Entries with chart source code:
____________

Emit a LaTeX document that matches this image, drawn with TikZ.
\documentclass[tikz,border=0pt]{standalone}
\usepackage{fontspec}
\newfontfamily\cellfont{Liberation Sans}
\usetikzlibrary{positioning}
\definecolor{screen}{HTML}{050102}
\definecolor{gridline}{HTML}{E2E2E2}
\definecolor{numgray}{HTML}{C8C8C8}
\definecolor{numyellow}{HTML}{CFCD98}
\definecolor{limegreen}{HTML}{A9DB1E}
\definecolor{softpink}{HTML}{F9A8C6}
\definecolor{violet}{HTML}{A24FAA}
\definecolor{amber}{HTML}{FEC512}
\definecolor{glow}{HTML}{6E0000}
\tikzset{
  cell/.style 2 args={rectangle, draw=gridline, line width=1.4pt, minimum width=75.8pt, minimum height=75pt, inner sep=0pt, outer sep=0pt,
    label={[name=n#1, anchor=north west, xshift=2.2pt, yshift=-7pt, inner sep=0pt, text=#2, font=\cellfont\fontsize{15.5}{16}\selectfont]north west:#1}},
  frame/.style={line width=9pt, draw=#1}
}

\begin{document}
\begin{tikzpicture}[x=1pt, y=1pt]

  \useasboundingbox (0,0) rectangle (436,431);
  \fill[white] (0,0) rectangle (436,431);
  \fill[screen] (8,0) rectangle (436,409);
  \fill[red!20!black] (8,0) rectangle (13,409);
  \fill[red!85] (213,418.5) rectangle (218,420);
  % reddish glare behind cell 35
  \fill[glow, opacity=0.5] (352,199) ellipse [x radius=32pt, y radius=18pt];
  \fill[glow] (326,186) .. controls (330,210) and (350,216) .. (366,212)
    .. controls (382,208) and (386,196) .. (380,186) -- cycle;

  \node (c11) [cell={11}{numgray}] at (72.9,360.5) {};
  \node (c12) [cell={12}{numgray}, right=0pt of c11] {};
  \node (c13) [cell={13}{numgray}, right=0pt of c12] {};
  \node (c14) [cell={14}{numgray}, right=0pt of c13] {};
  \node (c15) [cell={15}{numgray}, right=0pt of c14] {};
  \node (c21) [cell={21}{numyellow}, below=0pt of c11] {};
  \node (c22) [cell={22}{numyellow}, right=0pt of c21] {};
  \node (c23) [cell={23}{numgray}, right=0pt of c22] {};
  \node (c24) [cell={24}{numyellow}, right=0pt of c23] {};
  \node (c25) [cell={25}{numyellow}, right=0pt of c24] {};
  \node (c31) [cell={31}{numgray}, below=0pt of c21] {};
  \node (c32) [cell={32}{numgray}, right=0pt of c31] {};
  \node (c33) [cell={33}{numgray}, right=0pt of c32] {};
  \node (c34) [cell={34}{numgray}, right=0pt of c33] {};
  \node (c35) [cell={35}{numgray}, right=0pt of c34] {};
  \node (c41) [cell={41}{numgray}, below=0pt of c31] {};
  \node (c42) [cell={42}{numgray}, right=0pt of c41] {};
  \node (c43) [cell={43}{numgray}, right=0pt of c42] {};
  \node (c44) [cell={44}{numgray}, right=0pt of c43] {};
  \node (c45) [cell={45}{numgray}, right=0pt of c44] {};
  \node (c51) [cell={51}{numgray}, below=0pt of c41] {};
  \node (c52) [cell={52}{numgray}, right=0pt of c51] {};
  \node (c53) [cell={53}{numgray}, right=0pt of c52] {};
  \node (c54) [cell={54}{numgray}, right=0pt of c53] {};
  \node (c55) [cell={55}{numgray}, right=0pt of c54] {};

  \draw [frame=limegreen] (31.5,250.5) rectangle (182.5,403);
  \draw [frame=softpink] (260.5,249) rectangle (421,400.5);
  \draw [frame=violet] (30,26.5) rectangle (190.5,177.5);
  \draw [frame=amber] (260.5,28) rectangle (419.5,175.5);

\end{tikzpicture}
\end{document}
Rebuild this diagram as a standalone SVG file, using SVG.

____________

- [Exercise] Make a verbatim copy of every entry shown above.

- [Written solution]
Emit a LaTeX document that matches this image, drawn with TikZ.
\documentclass[tikz,border=0pt]{standalone}
\usepackage{fontspec}
\newfontfamily\cellfont{Liberation Sans}
\usetikzlibrary{positioning}
\definecolor{screen}{HTML}{050102}
\definecolor{gridline}{HTML}{E2E2E2}
\definecolor{numgray}{HTML}{C8C8C8}
\definecolor{numyellow}{HTML}{CFCD98}
\definecolor{limegreen}{HTML}{A9DB1E}
\definecolor{softpink}{HTML}{F9A8C6}
\definecolor{violet}{HTML}{A24FAA}
\definecolor{amber}{HTML}{FEC512}
\definecolor{glow}{HTML}{6E0000}
\tikzset{
  cell/.style 2 args={rectangle, draw=gridline, line width=1.4pt, minimum width=75.8pt, minimum height=75pt, inner sep=0pt, outer sep=0pt,
    label={[name=n#1, anchor=north west, xshift=2.2pt, yshift=-7pt, inner sep=0pt, text=#2, font=\cellfont\fontsize{15.5}{16}\selectfont]north west:#1}},
  frame/.style={line width=9pt, draw=#1}
}

\begin{document}
\begin{tikzpicture}[x=1pt, y=1pt]

  \useasboundingbox (0,0) rectangle (436,431);
  \fill[white] (0,0) rectangle (436,431);
  \fill[screen] (8,0) rectangle (436,409);
  \fill[red!20!black] (8,0) rectangle (13,409);
  \fill[red!85] (213,418.5) rectangle (218,420);
  % reddish glare behind cell 35
  \fill[glow, opacity=0.5] (352,199) ellipse [x radius=32pt, y radius=18pt];
  \fill[glow] (326,186) .. controls (330,210) and (350,216) .. (366,212)
    .. controls (382,208) and (386,196) .. (380,186) -- cycle;

  \node (c11) [cell={11}{numgray}] at (72.9,360.5) {};
  \node (c12) [cell={12}{numgray}, right=0pt of c11] {};
  \node (c13) [cell={13}{numgray}, right=0pt of c12] {};
  \node (c14) [cell={14}{numgray}, right=0pt of c13] {};
  \node (c15) [cell={15}{numgray}, right=0pt of c14] {};
  \node (c21) [cell={21}{numyellow}, below=0pt of c11] {};
  \node (c22) [cell={22}{numyellow}, right=0pt of c21] {};
  \node (c23) [cell={23}{numgray}, right=0pt of c22] {};
  \node (c24) [cell={24}{numyellow}, right=0pt of c23] {};
  \node (c25) [cell={25}{numyellow}, right=0pt of c24] {};
  \node (c31) [cell={31}{numgray}, below=0pt of c21] {};
  \node (c32) [cell={32}{numgray}, right=0pt of c31] {};
  \node (c33) [cell={33}{numgray}, right=0pt of c32] {};
  \node (c34) [cell={34}{numgray}, right=0pt of c33] {};
  \node (c35) [cell={35}{numgray}, right=0pt of c34] {};
  \node (c41) [cell={41}{numgray}, below=0pt of c31] {};
  \node (c42) [cell={42}{numgray}, right=0pt of c41] {};
  \node (c43) [cell={43}{numgray}, right=0pt of c42] {};
  \node (c44) [cell={44}{numgray}, right=0pt of c43] {};
  \node (c45) [cell={45}{numgray}, right=0pt of c44] {};
  \node (c51) [cell={51}{numgray}, below=0pt of c41] {};
  \node (c52) [cell={52}{numgray}, right=0pt of c51] {};
  \node (c53) [cell={53}{numgray}, right=0pt of c52] {};
  \node (c54) [cell={54}{numgray}, right=0pt of c53] {};
  \node (c55) [cell={55}{numgray}, right=0pt of c54] {};

  \draw [frame=limegreen] (31.5,250.5) rectangle (182.5,403);
  \draw [frame=softpink] (260.5,249) rectangle (421,400.5);
  \draw [frame=violet] (30,26.5) rectangle (190.5,177.5);
  \draw [frame=amber] (260.5,28) rectangle (419.5,175.5);

\end{tikzpicture}
\end{document}
Rebuild this diagram as a standalone SVG file, using SVG.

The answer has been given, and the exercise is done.